▸ Task description: Your copy of the material must match it exactly, except that pictures are dropped.

——

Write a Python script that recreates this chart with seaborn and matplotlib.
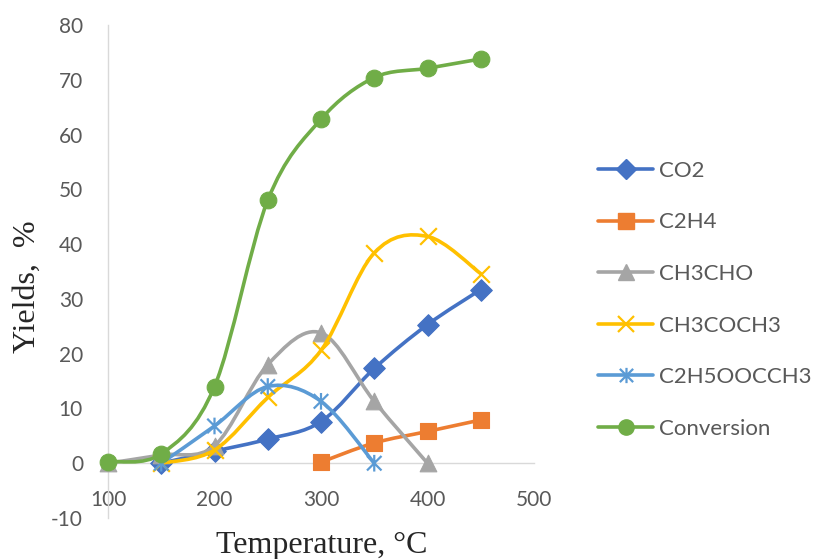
import numpy as np
import pandas as pd
import matplotlib
matplotlib.use("Agg")
import matplotlib.pyplot as plt
import seaborn as sns
from matplotlib.path import Path
from matplotlib.patches import PathPatch
from matplotlib.lines import Line2D

# ---------------- data ----------------
temps_co2 = [150, 200, 250, 300, 350, 400, 450]
co2 = [0.0, 2.2, 4.4, 7.6, 17.3, 25.3, 31.7]

temps_c2h4 = [300, 350, 400, 450]
c2h4 = [0.2, 3.7, 5.8, 7.9]

temps_ch3cho = [100, 150, 200, 250, 300, 350, 400]
ch3cho = [0.0, 1.5, 3.2, 18.0, 23.8, 11.3, 0.0]

temps_ch3coch3 = [150, 200, 250, 300, 350, 400, 450]
ch3coch3 = [0.0, 2.4, 12.0, 20.6, 38.4, 41.4, 34.6]

temps_ester = [150, 200, 250, 300, 350]
ester = [0.0, 6.8, 14.0, 11.3, 0.0]

temps_conv = [100, 150, 200, 250, 300, 350, 400, 450]
conversion = [0.3, 1.7, 14.0, 48.0, 62.8, 70.4, 72.1, 73.8]

series_names = ["CO2", "C2H4", "CH3CHO", "CH3COCH3", "C2H5OOCCH3", "Conversion"]
x_ticks = [100, 200, 300, 400, 500]
y_ticks = [-10, 0, 10, 20, 30, 40, 50, 60, 70, 80]

# ---------------- styles ----------------
colors = ["#4472C4", "#ED7D31", "#A5A5A5", "#FFC000", "#5B9BD5", "#70AD47"]
asterisk = Path([(-1, -1), (1, 1), (-1, 1), (1, -1), (0, -1.15), (0, 1.15)],
                [Path.MOVETO, Path.LINETO, Path.MOVETO, Path.LINETO, Path.MOVETO, Path.LINETO])
markers = ["D", "s", "^", "x", asterisk, "o"]
msizes = [11, 12, 12, 12, 12, 12]   # points
filled = [True, True, True, False, False, True]

sns.set_theme(style="white")
plt.rcParams["font.family"] = ["Lato", "DejaVu Sans"]
plt.rcParams["axes.unicode_minus"] = False

fig = plt.figure(figsize=(8.16, 5.59), dpi=100)
ax = fig.add_axes([108 / 816, 1 - 518 / 559, (534 - 108) / 816, (518 - 25) / 559])

data_x = [temps_co2, temps_c2h4, temps_ch3cho, temps_ch3coch3, temps_ester, temps_conv]
data_y = [co2, c2h4, ch3cho, ch3coch3, ester, conversion]


def smooth_path(xs, ys):
    pts = np.column_stack([xs, ys]).astype(float)
    n = len(pts)
    verts = [pts[0]]
    codes = [Path.MOVETO]
    for i in range(n - 1):
        p0 = pts[i - 1] if i > 0 else pts[i]
        p1 = pts[i]
        p2 = pts[i + 1]
        p3 = pts[i + 2] if i + 2 < n else pts[i + 1]
        c1 = p1 + (p2 - p0) / 6.0
        c2 = p2 - (p3 - p1) / 6.0
        verts += [c1, c2, p2]
        codes += [Path.CURVE4] * 3
    return Path(verts, codes)


for k, name in enumerate(series_names):
    xs, ys = data_x[k], data_y[k]
    z = 3 + 2 * k
    patch = PathPatch(smooth_path(xs, ys), facecolor="none", edgecolor=colors[k],
                      lw=2.6, capstyle="round", joinstyle="round", zorder=z,
                      transform=ax.transData, clip_on=False)
    ax.add_patch(patch)
    df = pd.DataFrame({"T": xs, "Y": ys})
    if filled[k]:
        sns.scatterplot(data=df, x="T", y="Y", marker=markers[k], s=msizes[k] ** 2,
                        color=colors[k], edgecolor=colors[k], linewidth=0.8,
                        zorder=z + 1, ax=ax, clip_on=False, legend=False)
    elif markers[k] == "x":
        sns.scatterplot(data=df, x="T", y="Y", marker=markers[k], s=msizes[k] ** 2,
                        color=colors[k], linewidth=1.6,
                        zorder=z + 1, ax=ax, clip_on=False, legend=False)
    else:
        sns.scatterplot(data=df, x="T", y="Y", marker=markers[k], s=msizes[k] ** 2,
                        color=colors[k], edgecolor=colors[k], facecolor="none",
                        linewidth=1.6, zorder=z + 1, ax=ax, clip_on=False, legend=False)

ax.set_xlim(100, 500)
ax.set_ylim(-10, 80)
ax.set_xticks(x_ticks)
ax.set_yticks(y_ticks)
ax.set_xlabel("")
ax.set_ylabel("")

for s in ["top", "right"]:
    ax.spines[s].set_visible(False)
ax.spines["bottom"].set_position(("data", 0))
ax.spines["left"].set_position(("data", 100))
for s in ["bottom", "left"]:
    ax.spines[s].set_color("#D9D9D9")
    ax.spines[s].set_linewidth(1.0)
    ax.spines[s].set_zorder(1)

ax.tick_params(axis="x", length=0, pad=19, labelsize=15, labelcolor="#595959")
ax.tick_params(axis="y", length=0, pad=18, labelsize=15, labelcolor="#595959")
ax.set_facecolor("white")

fig.text(322 / 816, 1 - 545 / 559, "Temperature, °C", family=["Liberation Serif"],
         fontsize=23, color="#262626", ha="center", va="center")
fig.text(27 / 816, 1 - 287 / 559, "Yields,  %", family=["Liberation Serif"],
         fontsize=23, color="#262626", ha="center", va="center", rotation=90)

handles = []
for k, name in enumerate(series_names):
    if filled[k]:
        h = Line2D([], [], color=colors[k], lw=2.6, marker=markers[k], markersize=msizes[k] - 1,
                   markerfacecolor=colors[k], markeredgecolor=colors[k], solid_capstyle="round")
    else:
        h = Line2D([], [], color=colors[k], lw=2.6, marker=markers[k], markersize=msizes[k] - 1,
                   markerfacecolor="none", markeredgecolor=colors[k], markeredgewidth=1.6,
                   solid_capstyle="round")
    handles.append(h)

leg = fig.legend(handles, series_names, loc="upper left",
                 bbox_to_anchor=(589 / 816, 1 - 152 / 559), frameon=False,
                 fontsize=16, labelcolor="#595959", handlelength=2.5,
                 handletextpad=0.25, labelspacing=1.42, borderaxespad=0)

fig.savefig("out.png", dpi=100, facecolor="white")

——

▸ Response below:
Write a Python script that recreates this chart with seaborn and matplotlib.
import numpy as np
import pandas as pd
import matplotlib
matplotlib.use("Agg")
import matplotlib.pyplot as plt
import seaborn as sns
from matplotlib.path import Path
from matplotlib.patches import PathPatch
from matplotlib.lines import Line2D

# ---------------- data ----------------
temps_co2 = [150, 200, 250, 300, 350, 400, 450]
co2 = [0.0, 2.2, 4.4, 7.6, 17.3, 25.3, 31.7]

temps_c2h4 = [300, 350, 400, 450]
c2h4 = [0.2, 3.7, 5.8, 7.9]

temps_ch3cho = [100, 150, 200, 250, 300, 350, 400]
ch3cho = [0.0, 1.5, 3.2, 18.0, 23.8, 11.3, 0.0]

temps_ch3coch3 = [150, 200, 250, 300, 350, 400, 450]
ch3coch3 = [0.0, 2.4, 12.0, 20.6, 38.4, 41.4, 34.6]

temps_ester = [150, 200, 250, 300, 350]
ester = [0.0, 6.8, 14.0, 11.3, 0.0]

temps_conv = [100, 150, 200, 250, 300, 350, 400, 450]
conversion = [0.3, 1.7, 14.0, 48.0, 62.8, 70.4, 72.1, 73.8]

series_names = ["CO2", "C2H4", "CH3CHO", "CH3COCH3", "C2H5OOCCH3", "Conversion"]
x_ticks = [100, 200, 300, 400, 500]
y_ticks = [-10, 0, 10, 20, 30, 40, 50, 60, 70, 80]

# ---------------- styles ----------------
colors = ["#4472C4", "#ED7D31", "#A5A5A5", "#FFC000", "#5B9BD5", "#70AD47"]
asterisk = Path([(-1, -1), (1, 1), (-1, 1), (1, -1), (0, -1.15), (0, 1.15)],
                [Path.MOVETO, Path.LINETO, Path.MOVETO, Path.LINETO, Path.MOVETO, Path.LINETO])
markers = ["D", "s", "^", "x", asterisk, "o"]
msizes = [11, 12, 12, 12, 12, 12]   # points
filled = [True, True, True, False, False, True]

sns.set_theme(style="white")
plt.rcParams["font.family"] = ["Lato", "DejaVu Sans"]
plt.rcParams["axes.unicode_minus"] = False

fig = plt.figure(figsize=(8.16, 5.59), dpi=100)
ax = fig.add_axes([108 / 816, 1 - 518 / 559, (534 - 108) / 816, (518 - 25) / 559])

data_x = [temps_co2, temps_c2h4, temps_ch3cho, temps_ch3coch3, temps_ester, temps_conv]
data_y = [co2, c2h4, ch3cho, ch3coch3, ester, conversion]


def smooth_path(xs, ys):
    pts = np.column_stack([xs, ys]).astype(float)
    n = len(pts)
    verts = [pts[0]]
    codes = [Path.MOVETO]
    for i in range(n - 1):
        p0 = pts[i - 1] if i > 0 else pts[i]
        p1 = pts[i]
        p2 = pts[i + 1]
        p3 = pts[i + 2] if i + 2 < n else pts[i + 1]
        c1 = p1 + (p2 - p0) / 6.0
        c2 = p2 - (p3 - p1) / 6.0
        verts += [c1, c2, p2]
        codes += [Path.CURVE4] * 3
    return Path(verts, codes)


for k, name in enumerate(series_names):
    xs, ys = data_x[k], data_y[k]
    z = 3 + 2 * k
    patch = PathPatch(smooth_path(xs, ys), facecolor="none", edgecolor=colors[k],
                      lw=2.6, capstyle="round", joinstyle="round", zorder=z,
                      transform=ax.transData, clip_on=False)
    ax.add_patch(patch)
    df = pd.DataFrame({"T": xs, "Y": ys})
    if filled[k]:
        sns.scatterplot(data=df, x="T", y="Y", marker=markers[k], s=msizes[k] ** 2,
                        color=colors[k], edgecolor=colors[k], linewidth=0.8,
                        zorder=z + 1, ax=ax, clip_on=False, legend=False)
    elif markers[k] == "x":
        sns.scatterplot(data=df, x="T", y="Y", marker=markers[k], s=msizes[k] ** 2,
                        color=colors[k], linewidth=1.6,
                        zorder=z + 1, ax=ax, clip_on=False, legend=False)
    else:
        sns.scatterplot(data=df, x="T", y="Y", marker=markers[k], s=msizes[k] ** 2,
                        color=colors[k], edgecolor=colors[k], facecolor="none",
                        linewidth=1.6, zorder=z + 1, ax=ax, clip_on=False, legend=False)

ax.set_xlim(100, 500)
ax.set_ylim(-10, 80)
ax.set_xticks(x_ticks)
ax.set_yticks(y_ticks)
ax.set_xlabel("")
ax.set_ylabel("")

for s in ["top", "right"]:
    ax.spines[s].set_visible(False)
ax.spines["bottom"].set_position(("data", 0))
ax.spines["left"].set_position(("data", 100))
for s in ["bottom", "left"]:
    ax.spines[s].set_color("#D9D9D9")
    ax.spines[s].set_linewidth(1.0)
    ax.spines[s].set_zorder(1)

ax.tick_params(axis="x", length=0, pad=19, labelsize=15, labelcolor="#595959")
ax.tick_params(axis="y", length=0, pad=18, labelsize=15, labelcolor="#595959")
ax.set_facecolor("white")

fig.text(322 / 816, 1 - 545 / 559, "Temperature, °C", family=["Liberation Serif"],
         fontsize=23, color="#262626", ha="center", va="center")
fig.text(27 / 816, 1 - 287 / 559, "Yields,  %", family=["Liberation Serif"],
         fontsize=23, color="#262626", ha="center", va="center", rotation=90)

handles = []
for k, name in enumerate(series_names):
    if filled[k]:
        h = Line2D([], [], color=colors[k], lw=2.6, marker=markers[k], markersize=msizes[k] - 1,
                   markerfacecolor=colors[k], markeredgecolor=colors[k], solid_capstyle="round")
    else:
        h = Line2D([], [], color=colors[k], lw=2.6, marker=markers[k], markersize=msizes[k] - 1,
                   markerfacecolor="none", markeredgecolor=colors[k], markeredgewidth=1.6,
                   solid_capstyle="round")
    handles.append(h)

leg = fig.legend(handles, series_names, loc="upper left",
                 bbox_to_anchor=(589 / 816, 1 - 152 / 559), frameon=False,
                 fontsize=16, labelcolor="#595959", handlelength=2.5,
                 handletextpad=0.25, labelspacing=1.42, borderaxespad=0)

fig.savefig("out.png", dpi=100, facecolor="white")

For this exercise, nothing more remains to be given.